Neither a moving speaker nor a great debater, many consider him out of touch.

“(Sánchez’s) biggest talent is his sense of opportunity. The perplexing thing is how little he is able to capitalize on it (among voters),” political analyst Josep Ramoneda, a longtime observer of Spain’s Left, told The Associated Press.

“Why can’t he win the people’s trust? There are many factors, but it is true that he has a somewhat elitist tone of voice. He is, if you will permit me, too handsome to be prime minister. When he walks he has this swagger," Ramoneda said.

“And then there is something else: He is unable to transmit the same authority that long-standing prime ministers have commanded," the analyst said.

Sánchez, however, has consistently shown strength in forming policy, negotiating deals and making the tough call.

He has been a hyperactive legislator despite leading a minority coalition government.

One of his early acts as prime minister was the highly symbolic removal of the body of dictator Francisco Franco from a public mausoleum. Sánchez established his feminist credentials by always having more women than men in his Cabinet and with women deputy prime ministers in charge of the economy, environment and energy, and employment.

Fluent in English, Sánchez increased Spain’s profile in Brussels, where he is a firm EU backer and ally of European Commission President Ursula von der Leyen, despite her belonging to Europe's conservatives.

He responded to the COVID-19 pandemic with one of the strictest lockdowns in Europe, an aggressive aid package to help people keep their jobs, and a campaign that made Spain a world leader in vaccination rates.

On the economic front, he passed expansive budgets and major labor and pension overhauls, and he persuaded Brussels to let Spain and Portugal bend EU rules to curtail energy prices and curb inflation. He lobbied for Spain to secure 140 billion euros in direct transfers and loans from the EU pandemic recovery funds, putting much of that money into clean energy sources. Spain’s economy is growing and creating jobs despite turbulence from Russia’s invasion of Ukraine.
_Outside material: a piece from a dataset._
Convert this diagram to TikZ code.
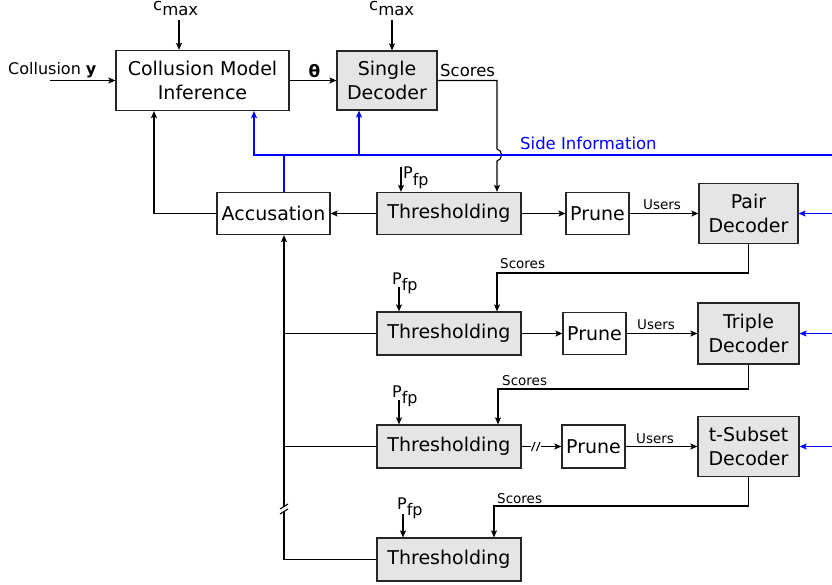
\documentclass[tikz,border=0pt]{standalone}
\usepackage{fontspec}
\setmainfont{DejaVu Sans}
\usetikzlibrary{arrows.meta}
\newcommand\mypfp{P\raisebox{-0.38em}{fp}}
\newcommand\mycmax{c\raisebox{-0.3em}{max}}
\begin{document}
\begin{tikzpicture}[x=1pt,y=-1pt,
  box/.style={draw=black!85, line width=1.2pt, inner sep=0pt, font=\fontsize{19}{24}\selectfont, align=center},
  wbox/.style={box, fill=white},
  gbox/.style={box, fill=black!10},
  arr/.style={-{Stealth[length=7pt,width=6pt,inset=1.5pt]}, line width=1.1pt},
  ln/.style={line width=1.1pt},
  bl/.style={draw=blue, line width=1.1pt},
  blarr/.style={bl, -{Stealth[length=7pt,width=6pt,inset=1.5pt]}},
  small/.style={font=\fontsize{13.5}{16}\selectfont, inner sep=0pt},
  lbl/.style={font=\fontsize{16.5}{20}\selectfont, inner sep=0pt},
  pf/.style={font=\fontsize{16}{20}\selectfont, inner sep=0pt}
]
\useasboundingbox (0,0) rectangle (832,585);

% boxes
\node[wbox, minimum width=173pt, minimum height=60pt] (cmi) at (202.5,80.5) {Collusion Model\\Inference};
\node[gbox, minimum width=100pt, minimum height=59pt] (sd) at (387,80.5) {Single\\Decoder};
\node[wbox, minimum width=113pt, minimum height=42pt] (acc) at (273.5,213.5) {Accusation};
\node[gbox, minimum width=144pt, minimum height=42pt] (thr1) at (449,213.5) {Thresholding};
\node[wbox, minimum width=63pt, minimum height=42pt] (pr1) at (597.5,213.5) {Prune};
\node[gbox, minimum width=99pt, minimum height=60pt] (pair) at (748.5,213.5) {Pair\\Decoder};
\node[gbox, minimum width=144pt, minimum height=43pt] (thr2) at (449,333.5) {Thresholding};
\node[wbox, minimum width=63pt, minimum height=42pt] (pr2) at (594.5,333.5) {Prune};
\node[gbox, minimum width=101pt, minimum height=61pt] (triple) at (748.5,333.5) {Triple\\Decoder};
\node[gbox, minimum width=144pt, minimum height=43pt] (thr3) at (449,446.5) {Thresholding};
\node[wbox, minimum width=63pt, minimum height=43pt] (pr3) at (593.5,446.5) {Prune};
\node[gbox, minimum width=101pt, minimum height=60pt] (tsub) at (748.5,446.5) {t-Subset\\Decoder};
\node[gbox, minimum width=144pt, minimum height=43pt] (thr4) at (449,559.5) {Thresholding};

% labels
\node[lbl, anchor=base west] (cm1) at (153,11) {\mycmax};
\node[lbl, anchor=base west] (cm2) at (369,11) {\mycmax};
\node[pf, anchor=base west] (coll) at (8,75) {Collusion \textbf{y}};
\node[font=\fontsize{17}{20}\selectfont\bfseries, inner sep=0pt] (th) at (314.5,71) {θ};
\node[lbl, anchor=base west] (sc1l) at (440,77) {Scores};
\node[lbl, anchor=base west, text=blue] (sil) at (520,150) {Side Information};
\node[pf, anchor=base west] (pl1) at (403,179) {\mypfp};
\node[pf, anchor=base west] (pl2) at (392,284) {\mypfp};
\node[pf, anchor=base west] (pl3) at (392,397) {\mypfp};
\node[pf, anchor=base west] (pl4) at (397,509) {\mypfp};
\node[small, anchor=base west] (sc2l) at (500,269) {Scores};
\node[small, anchor=base west] (sc3l) at (502,385) {Scores};
\node[small, anchor=base west] (sc4l) at (497,503) {Scores};
\node[small, anchor=base west] (us1) at (643,210) {Users};
\node[small, anchor=base west] (us2) at (637,329) {Users};
\node[small, anchor=base west] (us3) at (636,443) {Users};

% top inputs
\coordinate (c1) at (179,20);
\draw[arr] (c1) -- (c1 |- cmi.north);
\coordinate (c2) at (392,20);
\draw[arr] (c2) -- (c2 |- sd.north);
\coordinate (cy) at (50,80.5);
\draw[arr] (cy) -- (cmi.west);
\draw[arr] (cmi.east) -- (sd.west);

% scores from single decoder with jump
\coordinate (s1a) at (497,80.5);
\coordinate (s1b) at (497,149);
\coordinate (s1c) at (497,161);
\draw[arr] (sd.east) -- (s1a) -- (s1b) .. controls (503,150) and (503,160) .. (s1c) -- (s1c |- thr1.north);

% side information
\coordinate (siR) at (832,155);
\coordinate (si1) at (254,155);
\coordinate (si2) at (359,155);
\coordinate (si3) at (284,155);
\draw[blarr] (siR) -- (si1) -- (si1 |- cmi.south);
\draw[blarr] (si2) -- (si2 |- sd.south);
\draw[bl] (si3) -- (si3 |- acc.north);
\draw[blarr] (pair.east -| siR) -- (pair.east);
\draw[blarr] (triple.east -| siR) -- (triple.east);
\draw[blarr] (tsub.east -| siR) -- (tsub.east);

% accusation feedback
\coordinate (aL) at (154,213.5);
\draw[arr] (acc.west) -- (aL) -- (aL |- cmi.south);
\draw[arr] (thr1.west) -- (acc.east);

% P_fp arrows
\coordinate (p1) at (401,167);
\draw[arr] (p1) -- (p1 |- thr1.north);
\coordinate (p2) at (399,287);
\draw[arr] (p2) -- (p2 |- thr2.north);
\coordinate (p3) at (399,400);
\draw[arr] (p3) -- (p3 |- thr3.north);
\coordinate (p4) at (403,514);
\draw[arr] (p4) -- (p4 |- thr4.north);

% row chains
\draw[arr] (thr1.east) -- (pr1.west);
\draw[arr] (pr1.east) -- (pair.west);
\draw[arr] (thr2.east) -- (pr2.west);
\draw[arr] (pr2.east) -- (triple.west);
\coordinate (g1) at (531,446.5);
\coordinate (g2) at (541,446.5);
\draw[ln] (thr3.east) -- (g1);
\draw[ln] (531.5,451) -- (535,442);
\draw[ln] (536.5,451) -- (540,442);
\draw[arr] (g2) -- (pr3.west);
\draw[arr] (pr3.east) -- (tsub.west);

% scores from decoders
\coordinate (d2a) at (748.5,273);
\coordinate (d2b) at (497,273);
\draw[arr] (pair.south) -- (d2a) -- (d2b) -- (d2b |- thr2.north);
\coordinate (d3a) at (748.5,389);
\coordinate (d3b) at (498,389);
\draw[arr] (triple.south) -- (d3a) -- (d3b) -- (d3b |- thr3.north);
\coordinate (d4a) at (748.5,506);
\coordinate (d4b) at (494,506);
\draw[arr] (tsub.south) -- (d4a) -- (d4b) -- (d4b |- thr4.north);

% collection line into accusation
\coordinate (v0) at (284,559.5);
\coordinate (vg1) at (284,511.5);
\coordinate (vg2) at (284,506.5);
\draw[ln] (thr4.west) -- (v0) -- (vg1);
\draw[ln] (280,514) -- (288,509);
\draw[ln] (280,509) -- (288,504);
\draw[arr] (vg2) -- (vg2 |- acc.south);
\draw[ln] (thr2.west) -- (thr2.west -| vg1);
\draw[ln] (thr3.west) -- (thr3.west -| vg1);
\end{tikzpicture}
\end{document}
The seeds of his current troubles were planted when Sánchez won back-to-back elections in 2019 but still needed to form a governing coalition with the far-left Unidas Podemos (United We Can) party. During that campaign he had said he “would not sleep well” if he had United We Can members in important Cabinet posts. Four years later, a sexual consent law championed by his equality minister, a Podemos politician, inadvertently reduced prison terms for hundreds of sexual offenders in the biggest misstep by his government.

What his supporters see as one of Sánchez’s biggest successes has also been used against him. Having inherited restive Catalonia in the aftermath of its failed 2017 secession attempt, Sánchez reduced tensions there by opening talks with the separatists and pardoning nine of their imprisoned leaders. He later revised laws on sedition and misuse of public funds in a clear bone thrown to separatists facing legal troubles.

The Popular Party and many swing voters say Sánchez appeased the separatists in Catalonia and the Basque Country to win their backing in Parliament.

Sánchez’s chances depend on a strong turnout for his Socialists, who have surged in Catalonia while falling elsewhere, the revamped far-left coalition Sumar (Joining Forces) and a handful of smaller parties.

He has escaped some very tight squeezes. As prime minister, he has survived two no-confidence motions and a cliffhanger vote on a critical labor bill.

Nothing, however, tops his resurgence from being pushed out as the Socialist party general secretary in 2016. Sánchez launched what many viewed as a Quixotic road trip to drum up support across Spain from rank-and-file party members. It worked, and he won an internal party primary to return to power.

Asked repeatedly in the current campaign what he will do if he is ousted from the Moncloa Palace, Sánchez has had the same answer: “I am going to win this election. I am convinced that I am going to win.”